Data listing
--

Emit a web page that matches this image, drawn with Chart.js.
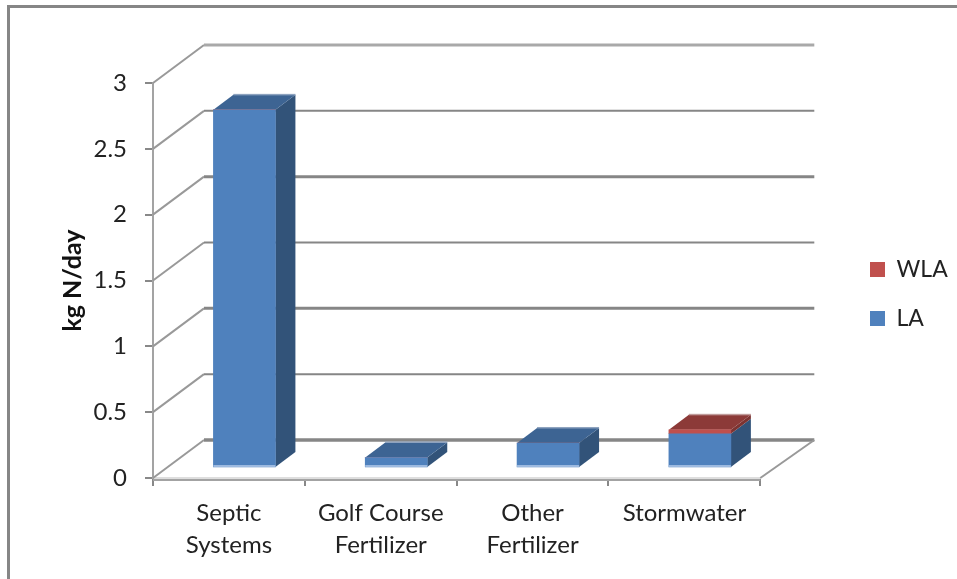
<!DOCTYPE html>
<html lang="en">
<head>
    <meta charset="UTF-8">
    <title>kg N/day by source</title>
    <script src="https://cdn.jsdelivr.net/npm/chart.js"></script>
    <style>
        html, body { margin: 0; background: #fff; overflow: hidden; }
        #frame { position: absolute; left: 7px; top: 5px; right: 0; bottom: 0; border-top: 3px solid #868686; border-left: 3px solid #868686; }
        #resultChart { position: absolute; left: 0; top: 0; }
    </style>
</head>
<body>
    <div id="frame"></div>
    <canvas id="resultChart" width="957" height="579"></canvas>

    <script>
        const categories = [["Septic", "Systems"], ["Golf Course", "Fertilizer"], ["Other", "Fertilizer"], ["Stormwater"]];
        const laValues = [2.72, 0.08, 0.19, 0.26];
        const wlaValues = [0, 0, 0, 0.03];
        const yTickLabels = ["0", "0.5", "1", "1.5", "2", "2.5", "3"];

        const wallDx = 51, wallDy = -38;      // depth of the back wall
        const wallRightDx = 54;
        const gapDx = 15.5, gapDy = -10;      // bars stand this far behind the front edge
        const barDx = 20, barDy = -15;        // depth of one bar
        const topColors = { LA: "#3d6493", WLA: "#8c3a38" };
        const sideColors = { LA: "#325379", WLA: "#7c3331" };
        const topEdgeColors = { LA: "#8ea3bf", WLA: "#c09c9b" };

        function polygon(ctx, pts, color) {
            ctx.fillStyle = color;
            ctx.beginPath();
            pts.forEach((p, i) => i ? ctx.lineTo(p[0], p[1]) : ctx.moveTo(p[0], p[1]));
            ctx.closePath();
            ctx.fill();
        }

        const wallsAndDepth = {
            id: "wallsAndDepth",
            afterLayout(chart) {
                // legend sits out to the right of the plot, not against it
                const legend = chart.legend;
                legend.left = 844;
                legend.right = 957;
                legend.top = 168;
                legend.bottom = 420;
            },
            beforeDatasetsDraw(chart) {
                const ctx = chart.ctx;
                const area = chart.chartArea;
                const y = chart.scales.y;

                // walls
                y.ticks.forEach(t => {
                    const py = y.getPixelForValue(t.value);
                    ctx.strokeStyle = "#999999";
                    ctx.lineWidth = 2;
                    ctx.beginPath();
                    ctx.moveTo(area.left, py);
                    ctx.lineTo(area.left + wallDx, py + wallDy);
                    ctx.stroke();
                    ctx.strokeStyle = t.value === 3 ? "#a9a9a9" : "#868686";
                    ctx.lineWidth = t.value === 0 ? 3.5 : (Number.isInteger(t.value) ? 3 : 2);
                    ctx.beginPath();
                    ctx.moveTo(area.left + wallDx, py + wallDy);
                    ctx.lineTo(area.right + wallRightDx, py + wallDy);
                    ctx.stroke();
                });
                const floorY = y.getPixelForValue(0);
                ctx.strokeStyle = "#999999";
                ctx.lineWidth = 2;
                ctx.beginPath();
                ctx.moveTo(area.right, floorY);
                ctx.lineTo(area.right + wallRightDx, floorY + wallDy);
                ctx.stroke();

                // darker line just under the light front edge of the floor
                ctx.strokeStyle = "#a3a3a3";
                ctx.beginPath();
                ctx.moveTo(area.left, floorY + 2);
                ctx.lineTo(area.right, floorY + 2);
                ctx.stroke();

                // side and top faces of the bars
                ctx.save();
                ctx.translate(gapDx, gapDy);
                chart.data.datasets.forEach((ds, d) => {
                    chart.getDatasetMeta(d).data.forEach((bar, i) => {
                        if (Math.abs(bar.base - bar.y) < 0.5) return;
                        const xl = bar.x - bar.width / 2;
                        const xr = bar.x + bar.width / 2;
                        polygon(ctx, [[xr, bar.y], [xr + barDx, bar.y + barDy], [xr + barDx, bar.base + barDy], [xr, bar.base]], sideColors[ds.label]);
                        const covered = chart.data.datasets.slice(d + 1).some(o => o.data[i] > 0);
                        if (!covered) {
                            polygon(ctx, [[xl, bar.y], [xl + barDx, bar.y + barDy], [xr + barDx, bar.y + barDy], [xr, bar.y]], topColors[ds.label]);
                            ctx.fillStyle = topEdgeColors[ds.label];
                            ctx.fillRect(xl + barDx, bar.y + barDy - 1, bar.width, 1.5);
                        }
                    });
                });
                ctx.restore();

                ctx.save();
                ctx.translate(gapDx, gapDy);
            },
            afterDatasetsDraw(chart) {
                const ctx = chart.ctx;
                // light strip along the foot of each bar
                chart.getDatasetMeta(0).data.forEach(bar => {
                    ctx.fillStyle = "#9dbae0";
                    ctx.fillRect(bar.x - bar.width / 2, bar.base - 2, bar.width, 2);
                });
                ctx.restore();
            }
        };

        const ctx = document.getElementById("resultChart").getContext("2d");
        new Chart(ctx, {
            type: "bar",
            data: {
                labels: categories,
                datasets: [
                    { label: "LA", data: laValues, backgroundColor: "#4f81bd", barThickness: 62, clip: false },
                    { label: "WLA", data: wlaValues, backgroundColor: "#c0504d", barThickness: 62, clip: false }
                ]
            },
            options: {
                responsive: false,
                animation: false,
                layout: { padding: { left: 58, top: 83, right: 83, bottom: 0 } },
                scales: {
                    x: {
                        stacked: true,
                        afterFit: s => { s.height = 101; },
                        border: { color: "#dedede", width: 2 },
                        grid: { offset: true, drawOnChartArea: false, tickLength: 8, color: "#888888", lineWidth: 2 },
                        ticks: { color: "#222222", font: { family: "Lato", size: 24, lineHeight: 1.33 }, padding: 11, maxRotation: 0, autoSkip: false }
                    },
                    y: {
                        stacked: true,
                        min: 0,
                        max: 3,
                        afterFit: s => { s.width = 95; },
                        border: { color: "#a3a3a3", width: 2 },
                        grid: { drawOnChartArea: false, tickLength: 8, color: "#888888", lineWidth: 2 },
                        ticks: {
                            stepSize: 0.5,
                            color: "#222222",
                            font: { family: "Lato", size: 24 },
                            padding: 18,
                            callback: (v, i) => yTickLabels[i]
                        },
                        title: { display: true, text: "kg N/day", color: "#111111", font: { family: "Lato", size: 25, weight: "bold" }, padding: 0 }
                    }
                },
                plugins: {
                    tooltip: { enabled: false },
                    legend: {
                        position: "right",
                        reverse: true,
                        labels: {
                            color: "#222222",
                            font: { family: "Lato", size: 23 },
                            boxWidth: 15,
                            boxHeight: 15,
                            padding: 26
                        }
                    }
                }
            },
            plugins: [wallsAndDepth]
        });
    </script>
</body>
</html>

--

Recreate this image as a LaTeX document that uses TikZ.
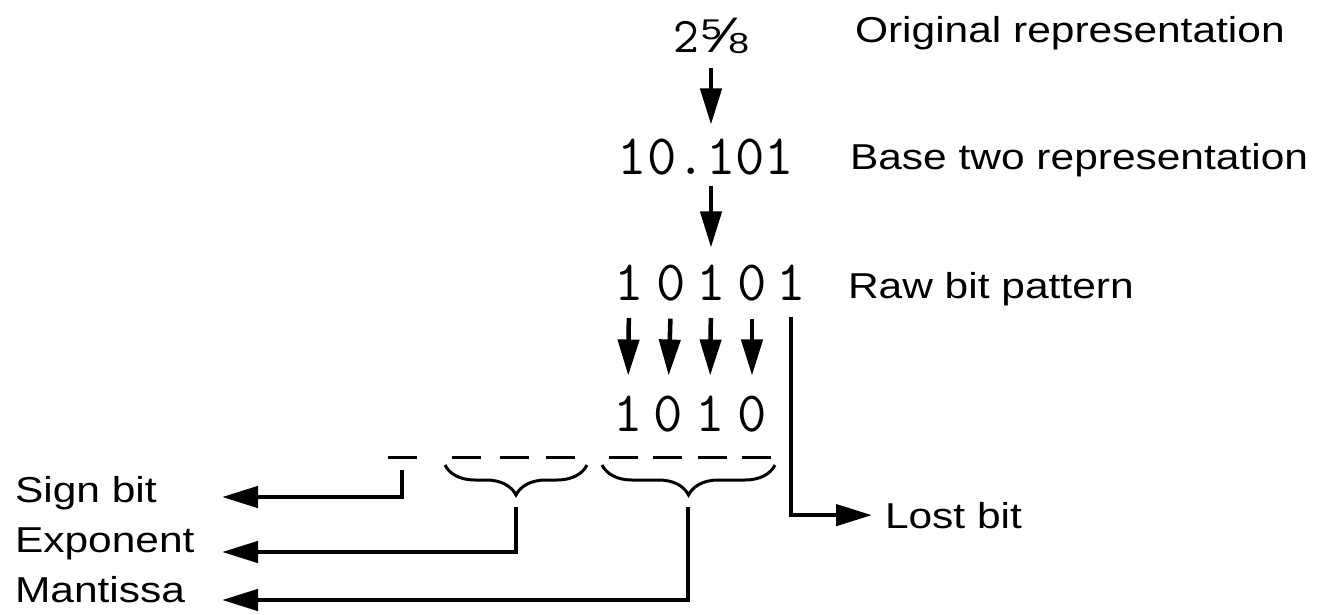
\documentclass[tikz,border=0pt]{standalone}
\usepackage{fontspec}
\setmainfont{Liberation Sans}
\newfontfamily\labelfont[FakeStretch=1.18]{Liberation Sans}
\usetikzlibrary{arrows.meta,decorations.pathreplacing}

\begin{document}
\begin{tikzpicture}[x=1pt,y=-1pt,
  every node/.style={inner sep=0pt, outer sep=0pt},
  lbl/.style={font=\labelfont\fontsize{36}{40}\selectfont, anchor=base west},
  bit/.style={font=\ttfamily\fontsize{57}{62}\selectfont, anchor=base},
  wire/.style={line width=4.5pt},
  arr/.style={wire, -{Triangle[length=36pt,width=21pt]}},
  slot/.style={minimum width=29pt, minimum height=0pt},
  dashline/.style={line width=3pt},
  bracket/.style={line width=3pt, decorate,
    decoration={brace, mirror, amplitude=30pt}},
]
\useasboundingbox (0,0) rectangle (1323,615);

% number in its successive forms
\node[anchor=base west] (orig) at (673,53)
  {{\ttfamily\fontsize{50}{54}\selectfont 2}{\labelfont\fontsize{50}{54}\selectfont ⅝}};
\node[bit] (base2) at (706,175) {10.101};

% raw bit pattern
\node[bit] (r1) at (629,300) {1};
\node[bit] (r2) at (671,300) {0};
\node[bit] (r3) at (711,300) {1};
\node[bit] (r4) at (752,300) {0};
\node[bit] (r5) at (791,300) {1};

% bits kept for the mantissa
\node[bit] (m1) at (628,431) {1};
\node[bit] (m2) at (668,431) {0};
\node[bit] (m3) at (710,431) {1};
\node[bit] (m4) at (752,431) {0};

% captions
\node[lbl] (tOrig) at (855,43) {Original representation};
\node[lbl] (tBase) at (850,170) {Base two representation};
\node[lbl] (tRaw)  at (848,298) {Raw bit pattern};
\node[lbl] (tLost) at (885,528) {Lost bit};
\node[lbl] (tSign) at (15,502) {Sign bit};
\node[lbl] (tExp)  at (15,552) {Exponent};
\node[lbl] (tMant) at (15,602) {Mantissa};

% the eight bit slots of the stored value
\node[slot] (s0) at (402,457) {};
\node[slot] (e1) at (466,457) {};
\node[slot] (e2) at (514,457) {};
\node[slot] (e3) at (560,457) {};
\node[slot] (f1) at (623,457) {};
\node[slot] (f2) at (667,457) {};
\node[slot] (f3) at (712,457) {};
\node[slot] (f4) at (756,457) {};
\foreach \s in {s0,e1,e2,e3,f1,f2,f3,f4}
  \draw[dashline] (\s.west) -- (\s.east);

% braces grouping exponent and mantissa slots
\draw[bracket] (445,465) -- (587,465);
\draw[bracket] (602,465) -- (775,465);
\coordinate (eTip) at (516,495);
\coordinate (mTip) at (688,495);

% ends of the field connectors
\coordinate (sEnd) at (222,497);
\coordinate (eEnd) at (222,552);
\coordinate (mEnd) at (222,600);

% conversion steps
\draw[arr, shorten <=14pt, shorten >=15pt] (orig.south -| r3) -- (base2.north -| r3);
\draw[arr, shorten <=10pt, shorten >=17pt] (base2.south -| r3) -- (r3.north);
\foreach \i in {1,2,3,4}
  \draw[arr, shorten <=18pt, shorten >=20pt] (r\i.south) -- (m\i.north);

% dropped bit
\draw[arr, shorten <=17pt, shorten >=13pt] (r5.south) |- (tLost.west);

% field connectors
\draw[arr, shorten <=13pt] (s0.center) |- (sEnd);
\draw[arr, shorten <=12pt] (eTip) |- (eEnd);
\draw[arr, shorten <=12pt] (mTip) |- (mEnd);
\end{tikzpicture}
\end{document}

--

--- Challenge ---
Only the lines from "Recreate this image" through "(r5) at (791,300)" should appear in your output, copied exactly with both end lines, and with no pictures.

--- Final result ---
Recreate this image as a LaTeX document that uses TikZ.
\documentclass[tikz,border=0pt]{standalone}
\usepackage{fontspec}
\setmainfont{Liberation Sans}
\newfontfamily\labelfont[FakeStretch=1.18]{Liberation Sans}
\usetikzlibrary{arrows.meta,decorations.pathreplacing}

\begin{document}
\begin{tikzpicture}[x=1pt,y=-1pt,
  every node/.style={inner sep=0pt, outer sep=0pt},
  lbl/.style={font=\labelfont\fontsize{36}{40}\selectfont, anchor=base west},
  bit/.style={font=\ttfamily\fontsize{57}{62}\selectfont, anchor=base},
  wire/.style={line width=4.5pt},
  arr/.style={wire, -{Triangle[length=36pt,width=21pt]}},
  slot/.style={minimum width=29pt, minimum height=0pt},
  dashline/.style={line width=3pt},
  bracket/.style={line width=3pt, decorate,
    decoration={brace, mirror, amplitude=30pt}},
]
\useasboundingbox (0,0) rectangle (1323,615);

% number in its successive forms
\node[anchor=base west] (orig) at (673,53)
  {{\ttfamily\fontsize{50}{54}\selectfont 2}{\labelfont\fontsize{50}{54}\selectfont ⅝}};
\node[bit] (base2) at (706,175) {10.101};

% raw bit pattern
\node[bit] (r1) at (629,300) {1};
\node[bit] (r2) at (671,300) {0};
\node[bit] (r3) at (711,300) {1};
\node[bit] (r4) at (752,300) {0};
\node[bit] (r5) at (791,300) {1};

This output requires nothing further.